All of this must unfold under tight fiscal restraint. With debt servicing costs now exceeding federal health transfers, Ottawa has little room for error. But sweeping austerity could backfire, jeopardizing Carney’s economic strategy. The smarter route is administrative efficiency: reduce duplication, digitize services, and tie public spending to performance-based outcomes. Transparent reporting would build trust in government while keeping policy on track.
Politically, Carney has little margin for missteps. The Bloc Québécois remains unpredictable. The NDP, now below party status, is in the middle of a leadership vacuum following Jagmeet Singh’s departure. Competing visions are emerging, from Alexandre Boulerice’s labour-focused centrism to Leah Gazan’s prairie progressivism and Charlie Angus’s populist tilt.

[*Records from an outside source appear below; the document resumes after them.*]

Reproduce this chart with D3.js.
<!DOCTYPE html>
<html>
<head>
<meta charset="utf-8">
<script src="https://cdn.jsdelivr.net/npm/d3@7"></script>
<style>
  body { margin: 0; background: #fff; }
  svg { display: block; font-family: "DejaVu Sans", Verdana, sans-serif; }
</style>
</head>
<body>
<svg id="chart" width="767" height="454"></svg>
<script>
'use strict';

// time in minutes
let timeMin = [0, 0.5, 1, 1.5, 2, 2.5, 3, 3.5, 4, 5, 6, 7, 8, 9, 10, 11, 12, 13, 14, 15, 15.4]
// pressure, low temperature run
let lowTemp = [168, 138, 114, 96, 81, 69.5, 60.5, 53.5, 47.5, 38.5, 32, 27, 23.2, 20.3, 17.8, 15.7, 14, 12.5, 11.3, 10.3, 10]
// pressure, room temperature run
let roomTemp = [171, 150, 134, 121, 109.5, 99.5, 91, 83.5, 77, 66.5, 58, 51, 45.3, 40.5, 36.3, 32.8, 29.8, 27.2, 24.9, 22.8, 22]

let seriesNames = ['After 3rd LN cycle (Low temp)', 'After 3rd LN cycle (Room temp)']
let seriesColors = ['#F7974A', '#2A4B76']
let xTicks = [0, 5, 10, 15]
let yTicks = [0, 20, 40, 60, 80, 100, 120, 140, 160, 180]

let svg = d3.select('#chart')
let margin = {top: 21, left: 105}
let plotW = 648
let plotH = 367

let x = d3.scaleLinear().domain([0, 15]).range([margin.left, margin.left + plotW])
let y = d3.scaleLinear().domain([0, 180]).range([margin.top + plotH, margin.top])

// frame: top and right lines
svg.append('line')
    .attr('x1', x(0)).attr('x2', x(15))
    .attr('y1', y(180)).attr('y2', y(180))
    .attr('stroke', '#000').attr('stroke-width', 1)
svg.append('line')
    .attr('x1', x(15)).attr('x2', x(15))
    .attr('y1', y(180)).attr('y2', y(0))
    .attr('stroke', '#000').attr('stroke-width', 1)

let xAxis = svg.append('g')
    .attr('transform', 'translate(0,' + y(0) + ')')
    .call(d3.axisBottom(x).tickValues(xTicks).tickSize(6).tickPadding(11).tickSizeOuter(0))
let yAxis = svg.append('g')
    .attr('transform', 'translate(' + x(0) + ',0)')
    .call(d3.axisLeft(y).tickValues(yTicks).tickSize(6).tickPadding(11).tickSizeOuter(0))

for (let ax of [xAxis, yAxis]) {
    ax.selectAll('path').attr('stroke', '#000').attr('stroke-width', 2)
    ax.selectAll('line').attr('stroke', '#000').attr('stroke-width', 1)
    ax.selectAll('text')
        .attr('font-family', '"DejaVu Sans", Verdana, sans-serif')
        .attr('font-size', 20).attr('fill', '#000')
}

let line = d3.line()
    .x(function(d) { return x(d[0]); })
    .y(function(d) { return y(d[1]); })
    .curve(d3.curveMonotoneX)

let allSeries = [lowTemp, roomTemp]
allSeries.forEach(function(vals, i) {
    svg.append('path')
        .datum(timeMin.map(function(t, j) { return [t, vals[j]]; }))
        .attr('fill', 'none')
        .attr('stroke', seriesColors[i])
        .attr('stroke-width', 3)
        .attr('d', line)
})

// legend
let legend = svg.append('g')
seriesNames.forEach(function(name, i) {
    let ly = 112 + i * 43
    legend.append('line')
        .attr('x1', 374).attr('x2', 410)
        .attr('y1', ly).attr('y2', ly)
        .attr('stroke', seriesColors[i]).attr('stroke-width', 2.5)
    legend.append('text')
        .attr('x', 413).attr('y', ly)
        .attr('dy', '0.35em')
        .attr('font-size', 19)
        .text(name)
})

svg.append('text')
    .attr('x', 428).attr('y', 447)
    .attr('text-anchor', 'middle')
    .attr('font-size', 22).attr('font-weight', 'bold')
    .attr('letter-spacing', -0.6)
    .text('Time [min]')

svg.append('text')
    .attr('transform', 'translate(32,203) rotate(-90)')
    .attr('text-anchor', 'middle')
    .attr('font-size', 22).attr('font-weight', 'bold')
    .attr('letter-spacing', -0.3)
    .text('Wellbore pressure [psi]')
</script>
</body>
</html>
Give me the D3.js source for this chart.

Whether the NDP chooses to extract policy wins or step back to rebuild may well decide the government’s lifespan.
Meanwhile, Pierre Poilievre hasn’t paused for breath. Though still outside the House, he’s launched a de facto campaign, touring the country, blasting carbon pricing, and dominating social media feeds. Conservative-chaired committees are already targeting housing policy and Carney’s record in climate finance. Should a by-election bring Poilievre back to Parliament, the pressure will only intensify.
This Parliament wasn’t built for revolution. It was built for results. And that may be what the country needs most right now. Canadians didn’t vote with hope, they voted with intent: to protect stability, defend sovereignty, and demand progress without chaos.
Carney has been handed a complicated but clear mandate, deliver practical solutions, not political slogans.
If his government can move quickly on housing, cost of living, interprovincial trade, and global alignment, it may defy expectations. With steady leadership and disciplined reform, this fragile Parliament could become something rare: a moment of national renewal.
Canada has faced tougher tests. What it needs now is clarity, competence, and calm.
If Carney provides that, voters may hold off on picking up the lawn signs again. If not, they won’t stay in storage for long.